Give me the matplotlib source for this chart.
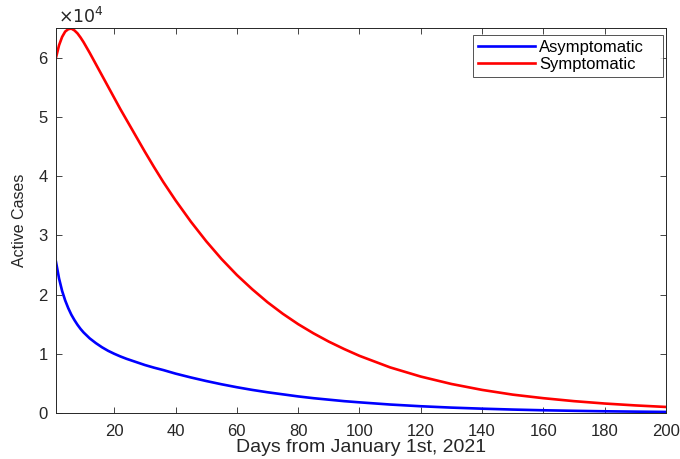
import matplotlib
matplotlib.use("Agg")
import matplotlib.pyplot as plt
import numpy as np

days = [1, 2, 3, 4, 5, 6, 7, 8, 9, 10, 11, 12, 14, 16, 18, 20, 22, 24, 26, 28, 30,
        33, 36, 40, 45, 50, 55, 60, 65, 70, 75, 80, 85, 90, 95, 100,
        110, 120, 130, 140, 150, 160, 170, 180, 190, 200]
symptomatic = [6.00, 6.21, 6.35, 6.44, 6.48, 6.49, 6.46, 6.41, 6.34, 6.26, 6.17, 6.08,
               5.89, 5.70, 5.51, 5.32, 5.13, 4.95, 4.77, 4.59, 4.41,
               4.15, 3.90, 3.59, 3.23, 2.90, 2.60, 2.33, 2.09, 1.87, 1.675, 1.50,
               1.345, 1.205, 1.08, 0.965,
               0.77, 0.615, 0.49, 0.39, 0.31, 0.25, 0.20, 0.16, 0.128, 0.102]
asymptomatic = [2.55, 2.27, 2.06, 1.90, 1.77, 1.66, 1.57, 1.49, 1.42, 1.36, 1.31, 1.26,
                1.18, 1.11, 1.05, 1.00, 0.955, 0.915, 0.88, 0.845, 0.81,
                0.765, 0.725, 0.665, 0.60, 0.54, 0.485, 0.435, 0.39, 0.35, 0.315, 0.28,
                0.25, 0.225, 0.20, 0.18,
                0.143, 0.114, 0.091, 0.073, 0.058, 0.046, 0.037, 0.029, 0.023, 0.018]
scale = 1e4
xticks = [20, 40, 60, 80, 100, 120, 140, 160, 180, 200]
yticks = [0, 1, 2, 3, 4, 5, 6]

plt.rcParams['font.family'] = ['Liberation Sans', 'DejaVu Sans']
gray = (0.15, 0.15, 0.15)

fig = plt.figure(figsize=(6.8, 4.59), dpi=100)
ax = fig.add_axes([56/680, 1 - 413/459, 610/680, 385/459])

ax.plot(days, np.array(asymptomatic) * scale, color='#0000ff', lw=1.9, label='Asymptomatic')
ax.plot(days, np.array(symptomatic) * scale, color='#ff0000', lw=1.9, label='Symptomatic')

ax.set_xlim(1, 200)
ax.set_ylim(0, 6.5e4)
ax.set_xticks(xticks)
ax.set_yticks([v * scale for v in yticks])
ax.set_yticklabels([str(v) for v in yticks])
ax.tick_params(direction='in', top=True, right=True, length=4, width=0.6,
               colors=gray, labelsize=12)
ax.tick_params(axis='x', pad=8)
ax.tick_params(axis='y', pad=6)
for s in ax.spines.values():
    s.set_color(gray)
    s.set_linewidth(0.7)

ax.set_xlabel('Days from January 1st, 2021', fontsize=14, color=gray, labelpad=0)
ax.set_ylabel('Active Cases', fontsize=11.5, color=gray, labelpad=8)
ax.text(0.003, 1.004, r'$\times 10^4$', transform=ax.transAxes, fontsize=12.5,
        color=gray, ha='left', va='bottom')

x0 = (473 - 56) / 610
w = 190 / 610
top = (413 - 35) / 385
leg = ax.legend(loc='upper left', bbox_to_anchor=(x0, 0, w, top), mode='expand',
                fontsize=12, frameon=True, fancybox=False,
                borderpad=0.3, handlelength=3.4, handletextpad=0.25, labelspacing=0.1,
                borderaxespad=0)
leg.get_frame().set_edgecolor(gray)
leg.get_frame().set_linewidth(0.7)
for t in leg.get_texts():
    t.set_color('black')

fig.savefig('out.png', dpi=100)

================

* **Task prompt**
Write out an exact copy of the listing, first line through the line containing "import numpy as np", with the pictures left out.

* **In response**
Give me the matplotlib source for this chart.
import matplotlib
matplotlib.use("Agg")
import matplotlib.pyplot as plt
import numpy as np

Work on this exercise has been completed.